(SET EXERCISE): Return the material word for word. Do not include the pictures.

* * *

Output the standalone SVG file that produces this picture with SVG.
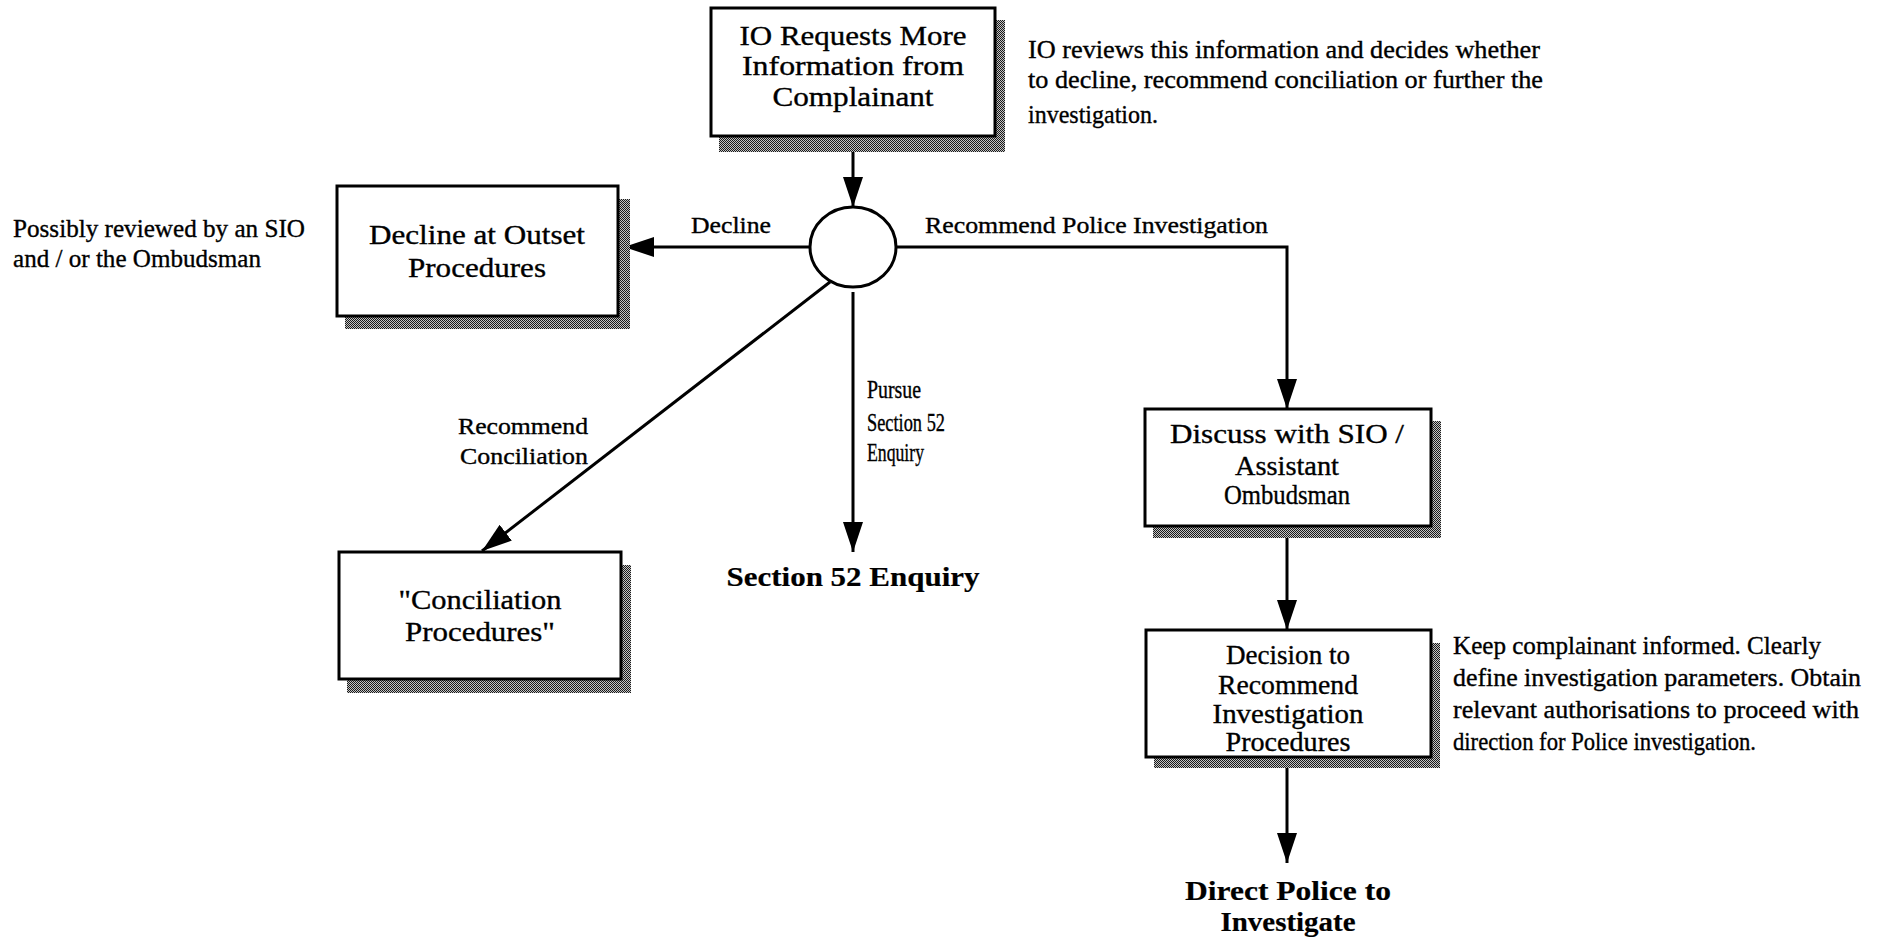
<svg xmlns="http://www.w3.org/2000/svg" width="1901" height="939" viewBox="0 0 1901 939">
  <defs>
    <!-- dithered drop shadow -->
    <pattern id="dither" width="2" height="2" patternUnits="userSpaceOnUse">
      <rect width="2" height="2" fill="#c4c4c4"/>
      <rect x="0" y="0" width="1" height="1" fill="#1a1a1a"/>
      <rect x="1" y="1" width="1" height="1" fill="#1a1a1a"/>
    </pattern>
    <marker id="arrow" markerUnits="userSpaceOnUse" markerWidth="30" markerHeight="20" refX="30" refY="10" orient="auto">
      <path d="M0,0 L30,10 L0,20 Z" fill="#000"/>
    </marker>
  </defs>
  <style>
    .box { fill: #fff; stroke: #000; stroke-width: 3; }
    .shadow { fill: url(#dither); }
    text { font-family: "Liberation Serif", "Times New Roman", serif; fill: #000; stroke: #000; stroke-width: 0.35; }
    .lbl { font-size: 27px; }
    .note { font-size: 25px; }
    .edge { font-size: 23px; }
    .tall { font-size: 25px; }
    .out { font-size: 28px; font-weight: bold; stroke-width: 0.2; }
    .c { text-anchor: middle; }
    .wire { fill: none; stroke: #000; stroke-width: 3; }
  </style>
  <rect width="1901" height="939" fill="#fff"/>

  <!-- connectors -->
  <g id="connectors">
    <path class="wire" d="M853,137 L853,207" marker-end="url(#arrow)"/>
    <path class="wire" d="M810,247 L624,247" marker-end="url(#arrow)"/>
    <path class="wire" d="M897,247 L1287,247 L1287,409" marker-end="url(#arrow)"/>
    <path class="wire" d="M830,282 L482,551" marker-end="url(#arrow)"/>
    <path class="wire" d="M853,292 L853,552" marker-end="url(#arrow)"/>
    <path class="wire" d="M1287,527 L1287,630" marker-end="url(#arrow)"/>
    <path class="wire" d="M1287,758 L1287,863" marker-end="url(#arrow)"/>
    <text class="edge" x="691" y="233" textLength="80" lengthAdjust="spacingAndGlyphs">Decline</text>
    <text class="edge" x="925" y="233" textLength="343" lengthAdjust="spacingAndGlyphs">Recommend Police Investigation</text>
    <text class="tall" x="867" y="398" textLength="54" lengthAdjust="spacingAndGlyphs">Pursue</text>
    <text class="tall" x="867" y="431" textLength="78" lengthAdjust="spacingAndGlyphs">Section 52</text>
    <text class="tall" x="867" y="461" textLength="57" lengthAdjust="spacingAndGlyphs">Enquiry</text>
    <text class="edge" x="588" y="434" text-anchor="end" textLength="130" lengthAdjust="spacingAndGlyphs">Recommend</text>
    <text class="edge" x="588" y="464" text-anchor="end" textLength="128" lengthAdjust="spacingAndGlyphs">Conciliation</text>
  </g>

  <!-- request for more information -->
  <g id="request">
    <rect class="shadow" x="719" y="20" width="286" height="132"/>
    <rect class="box" x="711" y="8" width="284" height="128"/>
    <text class="lbl c" x="853" y="45" textLength="227" lengthAdjust="spacingAndGlyphs">IO Requests More</text>
    <text class="lbl c" x="853" y="75" textLength="222" lengthAdjust="spacingAndGlyphs">Information from</text>
    <text class="lbl c" x="853" y="106" textLength="161" lengthAdjust="spacingAndGlyphs">Complainant</text>
  </g>
  <g id="request-note">
    <text class="note" x="1028" y="58" textLength="512" lengthAdjust="spacingAndGlyphs">IO reviews this information and decides whether</text>
    <text class="note" x="1028" y="88" textLength="515" lengthAdjust="spacingAndGlyphs">to decline, recommend conciliation or further the</text>
    <text class="note" x="1028" y="123" textLength="130" lengthAdjust="spacingAndGlyphs">investigation.</text>
  </g>

  <!-- decision point -->
  <g id="decision-point">
    <ellipse cx="853" cy="247" rx="43" ry="40" fill="#fff" stroke="#000" stroke-width="3"/>
  </g>

  <!-- decline at outset -->
  <g id="decline">
    <rect class="shadow" x="345" y="199" width="285" height="130"/>
    <rect class="box" x="337" y="186" width="281" height="130"/>
    <text class="lbl c" x="477" y="244" textLength="216" lengthAdjust="spacingAndGlyphs">Decline at Outset</text>
    <text class="lbl c" x="477" y="277" textLength="138" lengthAdjust="spacingAndGlyphs">Procedures</text>
  </g>
  <g id="decline-note">
    <text class="note" x="13" y="237" textLength="292" lengthAdjust="spacingAndGlyphs">Possibly reviewed by an SIO</text>
    <text class="note" x="13" y="267" textLength="248" lengthAdjust="spacingAndGlyphs">and / or the Ombudsman</text>
  </g>

  <!-- conciliation -->
  <g id="conciliation">
    <rect class="shadow" x="347" y="565" width="284" height="128"/>
    <rect class="box" x="339" y="552" width="282" height="127"/>
    <text class="lbl c" x="480" y="609" textLength="163" lengthAdjust="spacingAndGlyphs">"Conciliation</text>
    <text class="lbl c" x="480" y="641" textLength="150" lengthAdjust="spacingAndGlyphs">Procedures"</text>
  </g>

  <!-- section 52 outcome -->
  <g id="section52">
    <text class="out c" x="853" y="586" textLength="253" lengthAdjust="spacingAndGlyphs">Section 52 Enquiry</text>
  </g>

  <!-- discuss with SIO -->
  <g id="discuss">
    <rect class="shadow" x="1153" y="421" width="288" height="117"/>
    <rect class="box" x="1145" y="409" width="286" height="117"/>
    <text class="lbl c" x="1287" y="443" textLength="234" lengthAdjust="spacingAndGlyphs">Discuss with SIO /</text>
    <text class="lbl c" x="1287" y="475" textLength="104" lengthAdjust="spacingAndGlyphs">Assistant</text>
    <text class="lbl c" x="1287" y="504" textLength="126" lengthAdjust="spacingAndGlyphs">Ombudsman</text>
  </g>

  <!-- decision to recommend investigation -->
  <g id="recommend-investigation">
    <rect class="shadow" x="1154" y="643" width="286" height="125"/>
    <rect class="box" x="1146" y="630" width="285" height="127"/>
    <text class="lbl c" x="1288" y="664" textLength="124" lengthAdjust="spacingAndGlyphs">Decision to</text>
    <text class="lbl c" x="1288" y="694" textLength="140" lengthAdjust="spacingAndGlyphs">Recommend</text>
    <text class="lbl c" x="1288" y="723" textLength="151" lengthAdjust="spacingAndGlyphs">Investigation</text>
    <text class="lbl c" x="1288" y="751" textLength="125" lengthAdjust="spacingAndGlyphs">Procedures</text>
  </g>
  <g id="investigation-note">
    <text class="note" x="1453" y="654" textLength="368" lengthAdjust="spacingAndGlyphs">Keep complainant informed.  Clearly</text>
    <text class="note" x="1453" y="686" textLength="408" lengthAdjust="spacingAndGlyphs">define investigation parameters.  Obtain</text>
    <text class="note" x="1453" y="718" textLength="406" lengthAdjust="spacingAndGlyphs">relevant authorisations to proceed with</text>
    <text class="note" x="1453" y="750" textLength="303" lengthAdjust="spacingAndGlyphs">direction for Police investigation.</text>
  </g>

  <!-- direct police outcome -->
  <g id="direct-police">
    <text class="out c" x="1288" y="900" textLength="206" lengthAdjust="spacingAndGlyphs">Direct Police to</text>
    <text class="out c" x="1288" y="931" textLength="135" lengthAdjust="spacingAndGlyphs">Investigate</text>
  </g>
</svg>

* * *

(RESPONSE TO THE EXERCISE):
Output the standalone SVG file that produces this picture with SVG.
<svg xmlns="http://www.w3.org/2000/svg" width="1901" height="939" viewBox="0 0 1901 939">
  <defs>
    <!-- dithered drop shadow -->
    <pattern id="dither" width="2" height="2" patternUnits="userSpaceOnUse">
      <rect width="2" height="2" fill="#c4c4c4"/>
      <rect x="0" y="0" width="1" height="1" fill="#1a1a1a"/>
      <rect x="1" y="1" width="1" height="1" fill="#1a1a1a"/>
    </pattern>
    <marker id="arrow" markerUnits="userSpaceOnUse" markerWidth="30" markerHeight="20" refX="30" refY="10" orient="auto">
      <path d="M0,0 L30,10 L0,20 Z" fill="#000"/>
    </marker>
  </defs>
  <style>
    .box { fill: #fff; stroke: #000; stroke-width: 3; }
    .shadow { fill: url(#dither); }
    text { font-family: "Liberation Serif", "Times New Roman", serif; fill: #000; stroke: #000; stroke-width: 0.35; }
    .lbl { font-size: 27px; }
    .note { font-size: 25px; }
    .edge { font-size: 23px; }
    .tall { font-size: 25px; }
    .out { font-size: 28px; font-weight: bold; stroke-width: 0.2; }
    .c { text-anchor: middle; }
    .wire { fill: none; stroke: #000; stroke-width: 3; }
  </style>
  <rect width="1901" height="939" fill="#fff"/>

  <!-- connectors -->
  <g id="connectors">
    <path class="wire" d="M853,137 L853,207" marker-end="url(#arrow)"/>
    <path class="wire" d="M810,247 L624,247" marker-end="url(#arrow)"/>
    <path class="wire" d="M897,247 L1287,247 L1287,409" marker-end="url(#arrow)"/>
    <path class="wire" d="M830,282 L482,551" marker-end="url(#arrow)"/>
    <path class="wire" d="M853,292 L853,552" marker-end="url(#arrow)"/>
    <path class="wire" d="M1287,527 L1287,630" marker-end="url(#arrow)"/>
    <path class="wire" d="M1287,758 L1287,863" marker-end="url(#arrow)"/>
    <text class="edge" x="691" y="233" textLength="80" lengthAdjust="spacingAndGlyphs">Decline</text>
    <text class="edge" x="925" y="233" textLength="343" lengthAdjust="spacingAndGlyphs">Recommend Police Investigation</text>
    <text class="tall" x="867" y="398" textLength="54" lengthAdjust="spacingAndGlyphs">Pursue</text>
    <text class="tall" x="867" y="431" textLength="78" lengthAdjust="spacingAndGlyphs">Section 52</text>
    <text class="tall" x="867" y="461" textLength="57" lengthAdjust="spacingAndGlyphs">Enquiry</text>
    <text class="edge" x="588" y="434" text-anchor="end" textLength="130" lengthAdjust="spacingAndGlyphs">Recommend</text>
    <text class="edge" x="588" y="464" text-anchor="end" textLength="128" lengthAdjust="spacingAndGlyphs">Conciliation</text>
  </g>

  <!-- request for more information -->
  <g id="request">
    <rect class="shadow" x="719" y="20" width="286" height="132"/>
    <rect class="box" x="711" y="8" width="284" height="128"/>
    <text class="lbl c" x="853" y="45" textLength="227" lengthAdjust="spacingAndGlyphs">IO Requests More</text>
    <text class="lbl c" x="853" y="75" textLength="222" lengthAdjust="spacingAndGlyphs">Information from</text>
    <text class="lbl c" x="853" y="106" textLength="161" lengthAdjust="spacingAndGlyphs">Complainant</text>
  </g>
  <g id="request-note">
    <text class="note" x="1028" y="58" textLength="512" lengthAdjust="spacingAndGlyphs">IO reviews this information and decides whether</text>
    <text class="note" x="1028" y="88" textLength="515" lengthAdjust="spacingAndGlyphs">to decline, recommend conciliation or further the</text>
    <text class="note" x="1028" y="123" textLength="130" lengthAdjust="spacingAndGlyphs">investigation.</text>
  </g>

  <!-- decision point -->
  <g id="decision-point">
    <ellipse cx="853" cy="247" rx="43" ry="40" fill="#fff" stroke="#000" stroke-width="3"/>
  </g>

  <!-- decline at outset -->
  <g id="decline">
    <rect class="shadow" x="345" y="199" width="285" height="130"/>
    <rect class="box" x="337" y="186" width="281" height="130"/>
    <text class="lbl c" x="477" y="244" textLength="216" lengthAdjust="spacingAndGlyphs">Decline at Outset</text>
    <text class="lbl c" x="477" y="277" textLength="138" lengthAdjust="spacingAndGlyphs">Procedures</text>
  </g>
  <g id="decline-note">
    <text class="note" x="13" y="237" textLength="292" lengthAdjust="spacingAndGlyphs">Possibly reviewed by an SIO</text>
    <text class="note" x="13" y="267" textLength="248" lengthAdjust="spacingAndGlyphs">and / or the Ombudsman</text>
  </g>

  <!-- conciliation -->
  <g id="conciliation">
    <rect class="shadow" x="347" y="565" width="284" height="128"/>
    <rect class="box" x="339" y="552" width="282" height="127"/>
    <text class="lbl c" x="480" y="609" textLength="163" lengthAdjust="spacingAndGlyphs">"Conciliation</text>
    <text class="lbl c" x="480" y="641" textLength="150" lengthAdjust="spacingAndGlyphs">Procedures"</text>
  </g>

  <!-- section 52 outcome -->
  <g id="section52">
    <text class="out c" x="853" y="586" textLength="253" lengthAdjust="spacingAndGlyphs">Section 52 Enquiry</text>
  </g>

  <!-- discuss with SIO -->
  <g id="discuss">
    <rect class="shadow" x="1153" y="421" width="288" height="117"/>
    <rect class="box" x="1145" y="409" width="286" height="117"/>
    <text class="lbl c" x="1287" y="443" textLength="234" lengthAdjust="spacingAndGlyphs">Discuss with SIO /</text>
    <text class="lbl c" x="1287" y="475" textLength="104" lengthAdjust="spacingAndGlyphs">Assistant</text>
    <text class="lbl c" x="1287" y="504" textLength="126" lengthAdjust="spacingAndGlyphs">Ombudsman</text>
  </g>

  <!-- decision to recommend investigation -->
  <g id="recommend-investigation">
    <rect class="shadow" x="1154" y="643" width="286" height="125"/>
    <rect class="box" x="1146" y="630" width="285" height="127"/>
    <text class="lbl c" x="1288" y="664" textLength="124" lengthAdjust="spacingAndGlyphs">Decision to</text>
    <text class="lbl c" x="1288" y="694" textLength="140" lengthAdjust="spacingAndGlyphs">Recommend</text>
    <text class="lbl c" x="1288" y="723" textLength="151" lengthAdjust="spacingAndGlyphs">Investigation</text>
    <text class="lbl c" x="1288" y="751" textLength="125" lengthAdjust="spacingAndGlyphs">Procedures</text>
  </g>
  <g id="investigation-note">
    <text class="note" x="1453" y="654" textLength="368" lengthAdjust="spacingAndGlyphs">Keep complainant informed.  Clearly</text>
    <text class="note" x="1453" y="686" textLength="408" lengthAdjust="spacingAndGlyphs">define investigation parameters.  Obtain</text>
    <text class="note" x="1453" y="718" textLength="406" lengthAdjust="spacingAndGlyphs">relevant authorisations to proceed with</text>
    <text class="note" x="1453" y="750" textLength="303" lengthAdjust="spacingAndGlyphs">direction for Police investigation.</text>
  </g>

  <!-- direct police outcome -->
  <g id="direct-police">
    <text class="out c" x="1288" y="900" textLength="206" lengthAdjust="spacingAndGlyphs">Direct Police to</text>
    <text class="out c" x="1288" y="931" textLength="135" lengthAdjust="spacingAndGlyphs">Investigate</text>
  </g>
</svg>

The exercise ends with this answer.